As the messianic movement grew in Israel over some 500 plus years. It would, of course, grow as other kings took possession of Israel and ruled as foreign powers over the people. One can easily imagine how the image of the servant in the passage we have today began to morph and people hoped perhaps the prophet was speaking about an actual person who might come to save the people of God.

As the first disciples looked back at this passage and inherited the messianic hopes of their time, one can imagine it is not hard to see that the person of Jesus fit the description.

If we look at how the New Testament authors used the texts we see that it is clear they have this very thing in mind. Luke, in particular, has in mind the person of Jesus as representing in himself the people of Israel. In the opening of the gospel, Jesus is very quickly not merely as fulfilling this role but filling it as he himself is the culmination of the people of Israel. It is as if to say in Christ Jesus the people of Israel themselves are brought together in a unified offering of the suffering servant Jesus. He is both the highest offering, their greatest servant (prophet, leader), and he is at once in his body their totality. (See Richard Hays, Echoes of Scripture in the Gospels, 242) It is as if for Luke this is not a denial of the people of Israel being referred to in this prophecy, but that the people of Israel culminating in the ministry of the person of Jesus. Both are to be God's suffering servant just as Isaiah prophesied, but in Christ, there is one last and final act such that no other sacrifices need be made.

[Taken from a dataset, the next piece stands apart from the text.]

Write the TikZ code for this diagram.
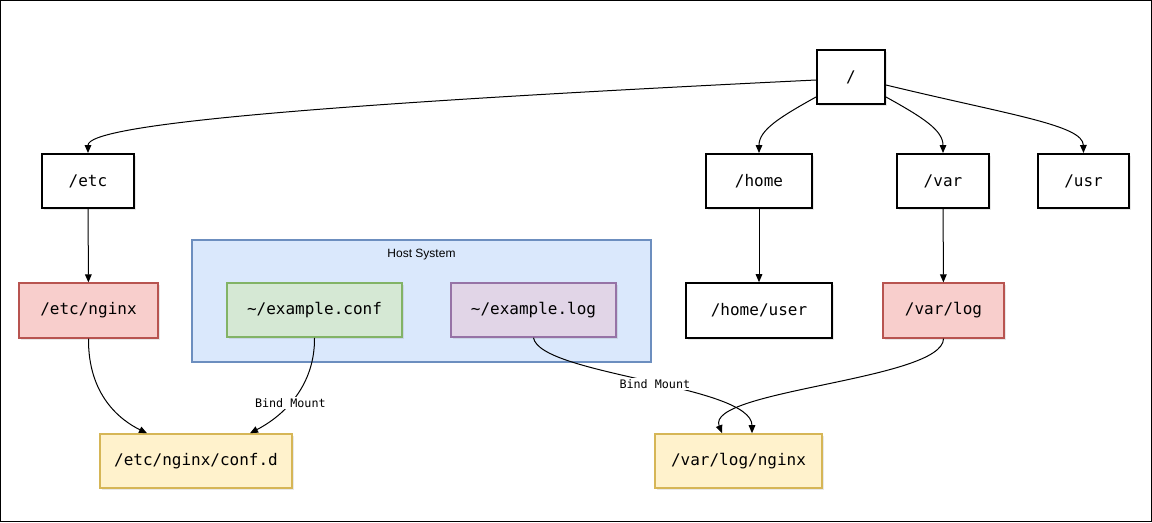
\documentclass[tikz,border=0pt]{standalone}
\usepackage{fontspec}
\setmonofont{DejaVu Sans Mono}
\setsansfont{Liberation Sans}
\usepackage{xcolor}
\usepackage{tikz}
\usetikzlibrary{arrows.meta,positioning,shadows}
\definecolor{redfill}{HTML}{F8CECC}
\definecolor{redline}{HTML}{B85450}
\definecolor{greenfill}{HTML}{D5E8D4}
\definecolor{greenline}{HTML}{82B366}
\definecolor{purplefill}{HTML}{E1D5E7}
\definecolor{purpleline}{HTML}{9673A6}
\definecolor{yellowfill}{HTML}{FFF2CC}
\definecolor{yellowline}{HTML}{D6B656}
\definecolor{bluefill}{HTML}{DAE8FC}
\definecolor{blueline}{HTML}{6C8EBF}
\tikzset{
  dirbox/.style={draw=black,fill=white,line width=1.5pt,minimum height=40.5pt,
    font=\ttfamily\fontsize{12}{14}\selectfont,
    drop shadow={shadow xshift=1.5pt,shadow yshift=-1.5pt,opacity=0.18}},
  mountbox/.style={dirbox,draw=redline,fill=redfill,line width=1.2pt},
  confbox/.style={dirbox,draw=greenline,fill=greenfill,line width=1.2pt},
  logbox/.style={dirbox,draw=purpleline,fill=purplefill,line width=1.2pt},
  targetbox/.style={dirbox,draw=yellowline,fill=yellowfill,line width=1.2pt},
  link/.style={line width=0.75pt,-{Triangle[length=6pt,width=5pt]}},
  bindlabel/.style={fill=white,inner sep=1pt,font=\ttfamily\fontsize{8.8}{10}\selectfont}
}
\begin{document}
\begin{tikzpicture}[x=0.75pt,y=-0.75pt]
\useasboundingbox (0,0) rectangle (1152,522);
\draw[line width=0.75pt] (0.5,0.5) rectangle (1151.5,521.5);
%%the host system group
\node[draw=blueline,fill=bluefill,line width=1.2pt,minimum width=344pt,minimum height=91.5pt,
  inner sep=0pt] (host) at (421.5,301) {};
\node[font=\sffamily\fontsize{9}{11}\selectfont] (hostlabel) at (421.5,255) {Host System};
%%the tree
\node[dirbox,minimum width=51pt] (root) at (851,77) {/};
\node[dirbox,minimum width=69pt] (etc) at (88,181) {/etc};
\node[dirbox,minimum width=79.5pt] (home) at (759,181) {/home};
\node[dirbox,minimum width=69pt] (var) at (943,181) {/var};
\node[dirbox,minimum width=68pt] (usr) at (1083.5,181) {/usr};
\node[mountbox,minimum width=104pt,minimum height=41pt] (etcnginx) at (88.5,310.5) {/etc/nginx};
\node[confbox,minimum width=131pt] (exconf) at (314.5,310) {\textasciitilde/example.conf};
\node[logbox,minimum width=124pt] (exlog) at (533.5,310) {\textasciitilde/example.log};
\node[dirbox,minimum width=109.5pt,minimum height=41pt] (homeuser) at (759,310.5) {/home/user};
\node[mountbox,minimum width=91pt,minimum height=41pt] (varlog) at (943.5,310.5) {/var/log};
\node[targetbox,minimum width=144pt] (confd) at (196,461) {/etc/nginx/conf.d};
\node[targetbox,minimum width=125pt] (varlognginx) at (738.5,461) {/var/log/nginx};
%%edges from the root
\draw[link] (root.west |- 0,80) .. controls (300,105) and (88,125) .. (etc.north);
\draw[link] (root.west |- 0,97) .. controls (780,117) and (759,130) .. (home.north);
\draw[link] (root.east |- 0,97) .. controls (922,117) and (943,130) .. (var.north);
\draw[link] (root.east |- 0,85) .. controls (1010,115) and (1083,125) .. (usr.north);
\draw[link] (etc) -- (etcnginx);
\draw[link] (home) -- (homeuser);
\draw[link] (var) -- (varlog);
%%the mounts
\draw[link] (etcnginx.south) .. controls (88,395) and (120,420) .. (confd.north -| 147,0);
\draw[link] (exconf.south) .. controls (315,385) and (285,415) .. (confd.north -| 250,0)
  node[bindlabel,pos=0.57] {Bind Mount};
\draw[link] (exlog.south) .. controls (540,375) and (752,385) .. (varlognginx.north -| 752,0)
  node[bindlabel,pos=0.53] {Bind Mount};
\draw[link] (varlog.south) .. controls (943,380) and (705,390) .. (varlognginx.north -| 722,0);
\end{tikzpicture}
\end{document}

Matthew in his Gospel will take this further. Not only will he see as Luke sees, but he sees the message of this passage as a message for the whole world - for the gentiles. Matthew seemingly understands as Luke that Jesus is the suffering servant within the messianic tradition and that he himself is the one mentioned here in relationship to Israel itself. In Christ are all the people. Yet, Matthew is saying ALL the people are in Christ. There is clarity here that the good news is not mere deliverance by God in Christ Jesus to the people of Israel but that the good news of deliverance is for the world. Moreover, these are themes that emerge in the baptismal imagery of Matthew. (See Hays, 177.)

Christ is God, the Lord, who created all things. Christ is the one who gives breath and who walks in the spirit. Christ is our righteousness and is the one who takes us by the hand.  It is Christ who saves us. Christ is the new covenant, and light to nations. All people will see that the blind are healed, prisoners are freed, and those who sit in darkness do so no longer. In this way, all the former things are passing away and a new story of God's people, all of God's people, is beginning in the person of Jesus.